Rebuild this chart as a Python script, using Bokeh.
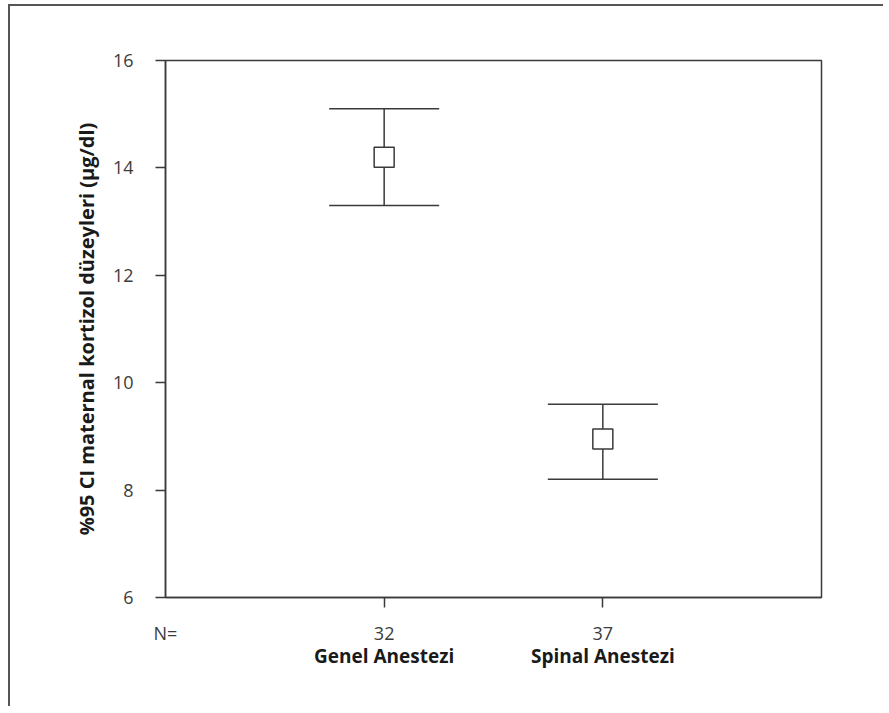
from bokeh.plotting import figure
from bokeh.models import ColumnDataSource, Whisker, TeeHead, LinearAxis, FixedTicker, Range1d
from bokeh.embed import file_html
from bokeh.resources import INLINE

# ---- data ----
groups = ["Genel Anestezi", "Spinal Anestezi"]
group_pos = [1, 2]
n_values = [32, 37]
n_label = "N="
n_label_pos = 0
means = [14.2, 8.95]
ci_lower = [13.3, 8.2]
ci_upper = [15.1, 9.6]
y_ticks = [6, 8, 10, 12, 14, 16]
y_label = "%95 CI maternal kortizol düzeyleri (µg/dl)"

FONT = "Open Sans"
LINE = "#3a3a3a"
TXT = "#3c3c3c"

src = ColumnDataSource(dict(x=group_pos, mean=means, lower=ci_lower, upper=ci_upper))

p = figure(width=875, height=702, output_backend="svg", toolbar_location=None,
           x_range=Range1d(0, 3), y_range=Range1d(6, 16),
           min_border_left=155, min_border_right=64, min_border_top=54, min_border_bottom=111)
p.styles = {"border-top": "2px solid #555555", "border-left": "2px solid #555555",
            "margin-left": "8px", "margin-top": "4px"}

p.xgrid.visible = False
p.ygrid.visible = False
p.outline_line_color = LINE
p.outline_line_width = 1.5
p.outline_line_alpha = 1
p.background_fill_color = "white"
p.border_fill_color = "white"

# y axis
ya = p.yaxis[0]
ya.ticker = FixedTicker(ticks=y_ticks)
ya.axis_label = y_label
ya.axis_label_text_font = FONT
ya.axis_label_text_font_style = "bold"
ya.axis_label_text_font_size = "20px"
ya.axis_label_text_color = "#1a1a1a"
ya.axis_label_standoff = 10
ya.major_label_text_font = FONT
ya.major_label_text_font_size = "18px"
ya.major_label_text_color = TXT
ya.major_label_standoff = 22
ya.major_tick_in = 0
ya.major_tick_out = 10
ya.minor_tick_line_color = None
ya.axis_line_color = LINE
ya.axis_line_width = 1.5
ya.major_tick_line_color = LINE
ya.major_tick_line_width = 1.5

# x axis A: tick marks only
xa = p.xaxis[0]
xa.ticker = FixedTicker(ticks=group_pos)
xa.major_label_overrides = {pos: "" for pos in group_pos}
xa.major_label_text_font_size = "0px"
xa.major_label_standoff = 0
xa.major_tick_in = 0
xa.major_tick_out = 10
xa.minor_tick_line_color = None
xa.axis_line_color = LINE
xa.axis_line_width = 1.5
xa.major_tick_line_color = LINE
xa.major_tick_line_width = 1.5

# x axis B: N values
n_ticks = [n_label_pos] + group_pos
n_texts = [n_label] + [str(n) for n in n_values]
xb = LinearAxis(ticker=FixedTicker(ticks=n_ticks),
                major_label_overrides={t: s for t, s in zip(n_ticks, n_texts)})
xb.major_label_text_font = FONT
xb.major_label_text_font_size = "18px"
xb.major_label_text_color = TXT
xb.major_label_standoff = 13
xb.major_tick_in = 0
xb.major_tick_out = 0
xb.major_tick_line_color = None
xb.minor_tick_line_color = None
xb.axis_line_color = None
p.add_layout(xb, "below")

# x axis C: group names
xc = LinearAxis(ticker=FixedTicker(ticks=group_pos),
                major_label_overrides={pos: g for pos, g in zip(group_pos, groups)})
xc.major_label_text_font = FONT
xc.major_label_text_font_size = "19px"
xc.major_label_text_font_style = "bold"
xc.major_label_text_color = "#1a1a1a"
xc.major_label_standoff = -5
xc.major_tick_in = 0
xc.major_tick_out = 0
xc.major_tick_line_color = None
xc.minor_tick_line_color = None
xc.axis_line_color = None
p.add_layout(xc, "below")

# error bars
wh = Whisker(base="x", lower="lower", upper="upper", source=src, dimension="height",
             line_color=LINE, line_width=1.5, level="underlay",
             upper_head=TeeHead(size=110, line_color=LINE, line_width=1.5),
             lower_head=TeeHead(size=110, line_color=LINE, line_width=1.5))
p.add_layout(wh)

p.scatter(x="x", y="mean", source=src, marker="square", size=20,
          fill_color="white", line_color=LINE, line_width=1.5)

open("out.html", "w").write(file_html(p, INLINE))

=-=-=

__What is required__.
Repeat the lines exactly as they stand, from the opening line of the data through the line with "mean=means, lower=ci_lower, upper=ci_upper))". Pictures stay out of the copy.

__Answer below__.
Rebuild this chart as a Python script, using Bokeh.
from bokeh.plotting import figure
from bokeh.models import ColumnDataSource, Whisker, TeeHead, LinearAxis, FixedTicker, Range1d
from bokeh.embed import file_html
from bokeh.resources import INLINE

# ---- data ----
groups = ["Genel Anestezi", "Spinal Anestezi"]
group_pos = [1, 2]
n_values = [32, 37]
n_label = "N="
n_label_pos = 0
means = [14.2, 8.95]
ci_lower = [13.3, 8.2]
ci_upper = [15.1, 9.6]
y_ticks = [6, 8, 10, 12, 14, 16]
y_label = "%95 CI maternal kortizol düzeyleri (µg/dl)"

FONT = "Open Sans"
LINE = "#3a3a3a"
TXT = "#3c3c3c"

src = ColumnDataSource(dict(x=group_pos, mean=means, lower=ci_lower, upper=ci_upper))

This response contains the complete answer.